For Russia specifically, the loss of Venezuela compels a reassessment of its Western Hemisphere strategy. Putin may use remaining influence over Venezuelan military institutions to ensure that a post-Maduro Venezuela does not become entirely absorbed into the American sphere, but the strategic calculus has fundamentally shifted. Putin was relying on distant outposts like Venezuela and Cuba to maintain strategic leverage over the U.S. itself; with Venezuela compromised, that leverage diminishes.​

Open Questions and Internal Contradictions

This strategy raises several unresolved tensions; 

There is a gap between the stated desire to avoid “endless wars” and the reality of sustained, high‑tempo military and covert activity. Operations like the Maduro raid, continuous pressure on Iran, and support for Israeli military initiatives require intelligence, logistics, and diplomatic bandwidth that can, over time, resemble the commitments associated with long, open‑ended interventions, even if they are presented as sharp, one‑off actions

There is also an underlying economic dimension: by securing effective control or influence over resource‑rich states like Venezuela, and by seeking leverage over key institutions, supply chains, and technologies, the U.S. is positioning itself to dominate not just security architecture but also critical raw materials and financial flows. Speculation about trillions of dollars in Venezuelan resource value, leverage over European policy, influence in energy groupings like OPEC+, and dominance over emerging technologies and digital assets all fit this pattern of using geopolitical power to secure long‑term economic advantage.
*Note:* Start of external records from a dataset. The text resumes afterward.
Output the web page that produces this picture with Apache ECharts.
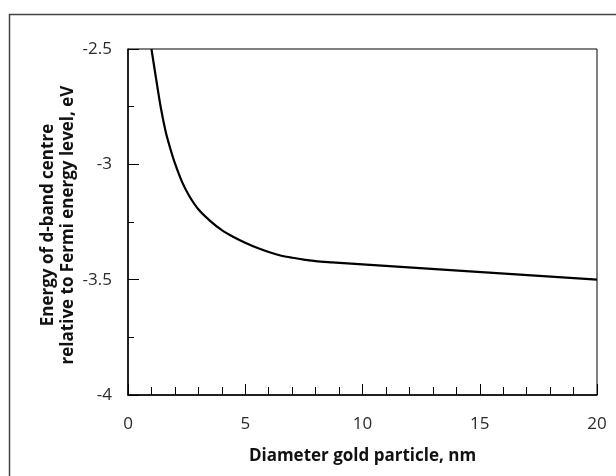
<!DOCTYPE html>
<html><head><meta charset="utf-8">
<script src="https://cdn.jsdelivr.net/npm/echarts@6/dist/echarts.min.js"></script>
<style>html,body{margin:0;padding:0;background:#fff}#c{width:616px;height:476px}</style>
</head><body><div id="c"></div>
<script>
const diameters = [1.0, 1.2, 1.4, 1.6, 1.8, 2.0, 2.3, 2.6, 3.0, 3.5, 4.0, 4.5, 5.0, 5.5, 6.0, 6.5, 7.0, 7.5, 8.0, 8.7, 20];
const energies  = [-2.50, -2.63, -2.755, -2.855, -2.93, -2.995, -3.075, -3.135, -3.195, -3.245, -3.285, -3.315, -3.34, -3.362, -3.38, -3.395, -3.405, -3.413, -3.42, -3.425, -3.50];
const xTitle = 'Diameter gold particle, nm';
const yTitle = 'Energy of d-band centre\nrelative to Fermi energy level, eV';

const chart = echarts.init(document.getElementById('c'), null, {renderer: 'canvas'});
const font = '"Open Sans", "Noto Sans", sans-serif';
chart.setOption({
  animation: false,
  backgroundColor: '#fff',
  graphic: [{
    type: 'rect', shape: {x: 9.5, y: 14.5, width: 800, height: 700},
    style: {fill: 'none', stroke: '#444', lineWidth: 1.5}, silent: true
  }, {
    type: 'text', x: 58, y: 225, rotation: Math.PI / 2, silent: true,
    style: {text: yTitle, fontFamily: font, fontSize: 17, fontWeight: 'bold', fill: '#111',
            lineHeight: 20, align: 'center', verticalAlign: 'middle'}
  }],
  grid: {left: 128, right: 19, top: 49, bottom: 81, show: true, borderColor: '#000', borderWidth: 1, backgroundColor: 'transparent'},
  xAxis: {
    type: 'value', min: 0, max: 20, interval: 5,
    name: xTitle, nameLocation: 'middle', nameGap: 53,
    nameTextStyle: {fontFamily: font, fontSize: 17, fontWeight: 'bold', color: '#111'},
    axisLine: {lineStyle: {color: '#000', width: 1.5}},
    axisTick: {inside: true, length: 11, lineStyle: {color: '#000', width: 1}},
    minorTick: {show: true, splitNumber: 5, length: 8, lineStyle: {color: '#000', width: 1}},
    axisLabel: {fontFamily: font, fontSize: 17, color: '#2a2a2a', margin: 21},
    splitLine: {show: false}
  },
  yAxis: {
    type: 'value', min: -4, max: -2.5, interval: 0.5,
    axisLine: {lineStyle: {color: '#000', width: 1.5}},
    axisTick: {inside: true, length: 11, lineStyle: {color: '#000', width: 1}},
    minorTick: {show: true, splitNumber: 2, length: 6, lineStyle: {color: '#000', width: 1}},
    axisLabel: {fontFamily: font, fontSize: 17, color: '#2a2a2a', margin: 16, formatter: v => String(v)},
    splitLine: {show: false}
  },
  series: [{
    type: 'line', data: diameters.map((d, i) => [d, energies[i]]),
    smooth: 0.3, showSymbol: false, symbol: 'none',
    lineStyle: {color: '#000', width: 2.2}
  }]
});
</script></body></html>
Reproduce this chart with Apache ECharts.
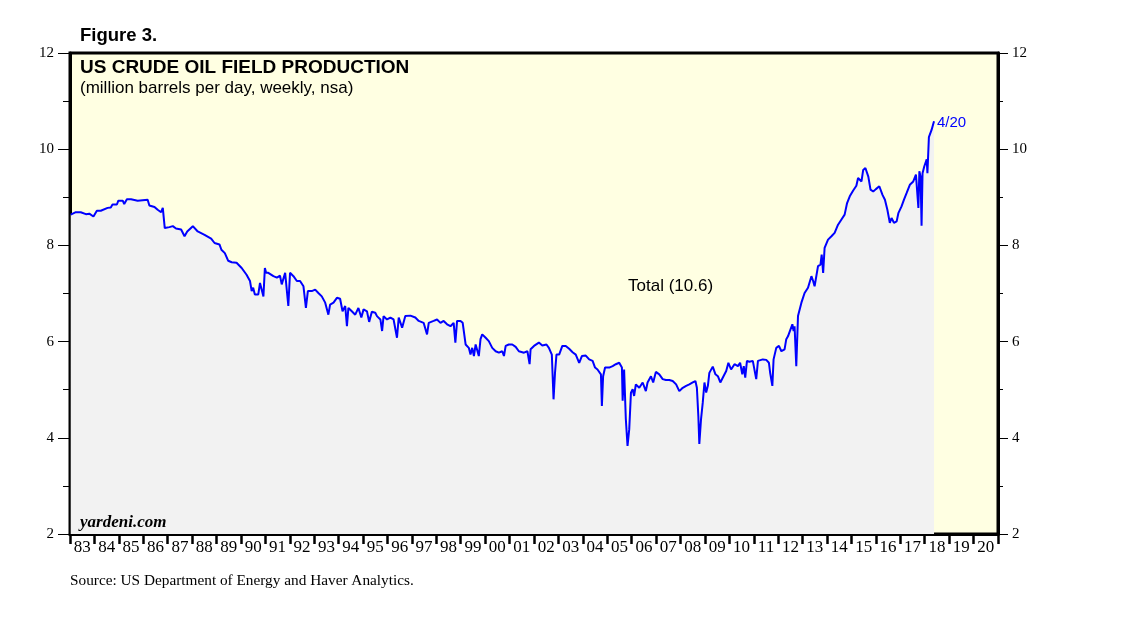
<!DOCTYPE html>
<html>
<head>
<meta charset="utf-8">
<script src="https://cdn.jsdelivr.net/npm/echarts@6/dist/echarts.min.js"></script>
<style>
html,body{margin:0;padding:0;background:#fff;}
#chart{width:1138px;height:621px;}
</style>
</head>
<body>
<div id="chart"></div>
<script>
// Decimal-year dates of sampled weekly readings
const weekDates = [
  1983.03, 1983.24, 1983.44, 1983.65, 1983.79, 1983.96, 1984.10, 1984.26, 1984.33, 1984.54,
  1984.67, 1984.74, 1984.92, 1984.98, 1985.16, 1985.22, 1985.33, 1985.50, 1985.57, 1985.77,
  1985.81, 1986.18, 1986.25, 1986.46, 1986.59, 1986.73, 1986.80, 1986.87, 1986.88, 1987.07,
  1987.21, 1987.34, 1987.55, 1987.69, 1987.80, 1988.03, 1988.23, 1988.51, 1988.78, 1988.92,
  1989.12, 1989.20, 1989.34, 1989.48, 1989.62, 1989.82, 1990.03, 1990.23, 1990.37, 1990.44,
  1990.50, 1990.57, 1990.71, 1990.78, 1990.85, 1990.92, 1990.98, 1991.03, 1991.12, 1991.19,
  1991.33, 1991.47, 1991.60, 1991.67, 1991.81, 1991.88, 1991.94, 1992.01, 1992.15, 1992.29,
  1992.42, 1992.56, 1992.66, 1992.74, 1992.90, 1993.04, 1993.17, 1993.31, 1993.45, 1993.58,
  1993.65, 1993.79, 1993.93, 1994.06, 1994.16, 1994.27, 1994.34, 1994.40, 1994.54, 1994.68,
  1994.81, 1994.93, 1995.02, 1995.16, 1995.25, 1995.36, 1995.50, 1995.57, 1995.71, 1995.78,
  1995.84, 1995.98, 1996.12, 1996.25, 1996.39, 1996.46, 1996.60, 1996.73, 1996.94, 1997.14,
  1997.28, 1997.48, 1997.62, 1997.69, 1997.89, 1998.03, 1998.17, 1998.30, 1998.44, 1998.58,
  1998.71, 1998.78, 1998.85, 1998.99, 1999.08, 1999.20, 1999.33, 1999.40, 1999.47, 1999.54,
  1999.61, 1999.74, 1999.81, 1999.88, 2000.02, 2000.15, 2000.29, 2000.43, 2000.56, 2000.70,
  2000.77, 2000.84, 2000.97, 2001.11, 2001.25, 2001.38, 2001.45, 2001.59, 2001.73, 2001.82,
  2001.86, 2002.00, 2002.20, 2002.34, 2002.51, 2002.61, 2002.73, 2002.80, 2002.86, 2002.92,
  2003.03, 2003.16, 2003.30, 2003.44, 2003.58, 2003.71, 2003.85, 2003.96, 2004.12, 2004.26,
  2004.40, 2004.50, 2004.60, 2004.74, 2004.78, 2004.83, 2004.91, 2005.08, 2005.22, 2005.35,
  2005.49, 2005.60, 2005.63, 2005.69, 2005.76, 2005.83, 2005.90, 2005.97, 2006.04, 2006.10,
  2006.17, 2006.31, 2006.45, 2006.58, 2006.65, 2006.72, 2006.79, 2006.88, 2006.99, 2007.13,
  2007.27, 2007.40, 2007.54, 2007.68, 2007.82, 2007.95, 2008.09, 2008.23, 2008.36, 2008.50,
  2008.61, 2008.67, 2008.73, 2008.77, 2008.84, 2008.91, 2008.98, 2009.05, 2009.12, 2009.18,
  2009.32, 2009.43, 2009.53, 2009.63, 2009.76, 2009.87, 2009.96, 2010.07, 2010.21, 2010.35,
  2010.44, 2010.53, 2010.59, 2010.65, 2010.72, 2010.82, 2010.96, 2011.03, 2011.10, 2011.17,
  2011.37, 2011.51, 2011.62, 2011.67, 2011.76, 2011.81, 2011.92, 2012.03, 2012.13, 2012.26,
  2012.33, 2012.40, 2012.50, 2012.58, 2012.63, 2012.67, 2012.74, 2012.81, 2012.95, 2013.08,
  2013.22, 2013.36, 2013.43, 2013.49, 2013.63, 2013.73, 2013.78, 2013.84, 2013.90, 2014.04,
  2014.18, 2014.31, 2014.45, 2014.59, 2014.72, 2014.82, 2014.93, 2015.07, 2015.20, 2015.27,
  2015.41, 2015.48, 2015.57, 2015.69, 2015.78, 2015.89, 2016.00, 2016.14, 2016.27, 2016.37,
  2016.47, 2016.57, 2016.64, 2016.74, 2016.85, 2016.92, 2017.05, 2017.15, 2017.26, 2017.39,
  2017.53, 2017.64, 2017.70, 2017.74, 2017.78, 2017.83, 2017.87, 2017.91, 2017.98, 2018.08,
  2018.11, 2018.17, 2018.28, 2018.38
];
// US crude oil field production, million barrels per day
const production = [
  8.64, 8.69, 8.69, 8.65, 8.66, 8.60, 8.72, 8.72, 8.76, 8.78,
  8.79, 8.85, 8.85, 8.93, 8.93, 8.86, 8.96, 8.96, 8.92, 8.93,
  8.95, 8.95, 8.83, 8.80, 8.74, 8.69, 8.78, 8.78, 8.36, 8.38,
  8.40, 8.35, 8.33, 8.19, 8.29, 8.40, 8.29, 8.22, 8.14, 8.05,
  8.02, 7.91, 7.84, 7.68, 7.65, 7.64, 7.53, 7.39, 7.26, 7.05,
  7.12, 6.98, 6.98, 7.22, 7.26, 6.94, 7.53, 7.43, 7.43, 7.39,
  7.36, 7.33, 7.37, 7.19, 7.43, 7.39, 6.74, 7.43, 7.36, 7.26,
  7.26, 7.15, 6.70, 7.05, 7.05, 7.08, 7.01, 6.94, 6.81, 6.56,
  6.77, 6.81, 6.91, 6.89, 6.63, 6.74, 6.32, 6.70, 6.63, 6.56,
  6.70, 6.50, 6.67, 6.63, 6.41, 6.62, 6.60, 6.53, 6.46, 6.22,
  6.53, 6.46, 6.50, 6.46, 6.08, 6.50, 6.29, 6.53, 6.54, 6.50,
  6.43, 6.39, 6.15, 6.39, 6.43, 6.46, 6.39, 6.43, 6.36, 6.32,
  6.39, 5.98, 6.43, 6.43, 6.39, 5.94, 5.87, 5.73, 5.87, 5.70,
  5.94, 5.70, 6.05, 6.15, 6.08, 6.01, 5.87, 5.80, 5.77, 5.80,
  5.70, 5.91, 5.94, 5.94, 5.89, 5.80, 5.80, 5.77, 5.80, 5.53,
  5.84, 5.91, 5.98, 5.92, 5.94, 5.87, 5.73, 4.80, 5.35, 5.73,
  5.73, 5.91, 5.91, 5.85, 5.78, 5.73, 5.56, 5.70, 5.71, 5.63,
  5.60, 5.46, 5.42, 5.32, 4.66, 5.28, 5.46, 5.46, 5.49, 5.53,
  5.56, 5.46, 4.77, 5.42, 4.39, 3.83, 4.18, 4.94, 5.01, 4.87,
  5.11, 5.04, 5.15, 4.97, 5.15, 5.15, 5.28, 5.15, 5.37, 5.32,
  5.22, 5.20, 5.20, 5.18, 5.11, 4.97, 5.04, 5.08, 5.11, 5.15,
  5.18, 5.04, 4.45, 3.87, 4.39, 4.73, 5.15, 4.94, 5.08, 5.35,
  5.48, 5.32, 5.28, 5.15, 5.28, 5.39, 5.56, 5.42, 5.53, 5.49,
  5.56, 5.32, 5.49, 5.25, 5.60, 5.58, 5.60, 5.61, 5.22, 5.60,
  5.63, 5.62, 5.56, 5.35, 5.08, 5.63, 5.87, 5.91, 5.80, 5.84,
  6.05, 6.11, 6.25, 6.36, 6.22, 6.32, 5.49, 6.53, 6.81, 7.01,
  7.12, 7.36, 7.26, 7.15, 7.57, 7.60, 7.81, 7.43, 7.95, 8.12,
  8.19, 8.26, 8.43, 8.54, 8.64, 8.88, 9.02, 9.14, 9.24, 9.40,
  9.33, 9.57, 9.61, 9.43, 9.16, 9.12, 9.17, 9.23, 9.05, 8.95,
  8.74, 8.47, 8.57, 8.47, 8.50, 8.67, 8.81, 8.95, 9.09, 9.26,
  9.33, 9.47, 9.43, 8.78, 9.54, 9.43, 8.41, 9.50, 9.64, 9.79,
  9.50, 10.25, 10.40, 10.58
];
// Year tick labels on the time axis
const yearLabels = ['83','84','85','86','87','88','89','90','91','92','93','94','95','96','97','98','99',
  '00','01','02','03','04','05','06','07','08','09','10','11','12','13','14','15','16','17','18','19','20'];
const seriesName = 'Total (10.6)';
const lastLabel = '4/20';

const seriesData = weekDates.map((d, i) => [d, production[i]]);

const chart = echarts.init(document.getElementById('chart'));
const serif = 'Liberation Serif, Times New Roman, serif';
const sans = 'Liberation Sans, Arial, sans-serif';

function yAxisCfg(pos, tickLen, minorLen, margin) {
  return {
    type: 'value', min: 2, max: 12, interval: 2, position: pos,
    axisLine: { show: true, onZero: false, lineStyle: { color: '#000', width: 3 } },
    axisTick: { show: true, length: tickLen, lineStyle: { color: '#000', width: 1 } },
    minorTick: { show: true, splitNumber: 2, length: minorLen, lineStyle: { color: '#000', width: 1 } },
    splitLine: { show: false },
    axisLabel: { margin: margin, fontFamily: serif, fontSize: 15, color: '#000' }
  };
}

chart.setOption({
  animation: false,
  backgroundColor: '#ffffff',
  grid: {
    left: 70, right: 140, top: 53, bottom: 87,
    show: true, backgroundColor: '#FFFFE2', borderColor: '#000', borderWidth: 3
  },
  xAxis: [
    { type: 'value', min: 1983, max: 2021, show: false },
    {
      type: 'category', data: yearLabels, boundaryGap: true, position: 'bottom',
      axisLine: { show: true, lineStyle: { color: '#000', width: 3 } },
      axisTick: { show: true, interval: 0, length: 10, lineStyle: { color: '#000', width: 2.5 } },
      axisLabel: { interval: 0, margin: 5, fontFamily: serif, fontSize: 17, color: '#000' },
      splitLine: { show: false }
    }
  ],
  yAxis: [
    yAxisCfg('left', 12, 7, 16),
    yAxisCfg('right', 10, 5, 14)
  ],
  series: [{
    name: seriesName,
    type: 'line',
    xAxisIndex: 0, yAxisIndex: 0,
    data: seriesData,
    symbol: 'none',
    lineStyle: { color: '#0000FF', width: 2 },
    areaStyle: { color: '#F2F2F2', opacity: 1, origin: 'start' },
    z: 1
  }],
  graphic: [
    { type: 'text', z: 100, left: 80, top: 26, style: { text: 'Figure 3.', font: 'bold 18.5px ' + sans, fill: '#000' } },
    { type: 'text', z: 100, left: 80, top: 58, style: { text: 'US CRUDE OIL FIELD PRODUCTION', font: 'bold 19px ' + sans, fill: '#000' } },
    { type: 'text', z: 100, left: 80, top: 80, style: { text: '(million barrels per day, weekly, nsa)', font: '17px ' + sans, fill: '#000' } },
    { type: 'text', z: 100, left: 628, top: 278, style: { text: seriesName, font: '17px ' + sans, fill: '#000' } },
    { type: 'text', z: 100, left: 937, top: 115, style: { text: lastLabel, font: '15px ' + sans, fill: '#0000FF' } },
    { type: 'text', z: 100, left: 80, top: 514, style: { text: 'yardeni.com', font: 'italic bold 17px ' + serif, fill: '#000' } },
    { type: 'text', z: 100, left: 70, top: 573, style: { text: 'Source: US Department of Energy and Haver Analytics.', font: '15.3px ' + serif, fill: '#000' } }
  ]
});
</script>
</body>
</html>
Conclusion: A Doctrine in Operationalization

Viewed from a critical angle, these moves look less like legitimate security policy and more like a systematic effort to sidestep international law and bully weaker states in the U.S. “backyard.” The seizure of Maduro on foreign soil without UN authorization, and in defiance of Venezuela’s formal sovereignty, fits a long pattern in which Washington treats the Western Hemisphere as a zone where constitutional limits, both domestic and international, are stretched or ignored whenever they clash with strategic convenience.​

By toppling a government and positioning itself to steer access to Venezuelan resources valued in the tens of trillions of dollars, the U.S. is not just supporting “freedom” or “stability”; it is asserting a de facto right to reorder political and economic structures across the region by force. If similar playbooks are applied to Iran or combined with pressure over Greenland, key maritime chokepoints like the Panama Canal, and influence inside blocs such as the EU, OPEC, and the OECD, alongside dominance in critical technologies and major digital assets, the result would not be a rules‑based order but an openly hierarchical one, in which Washington reserves for itself a kind of imperial veto over the sovereignty and economic futures of other nations.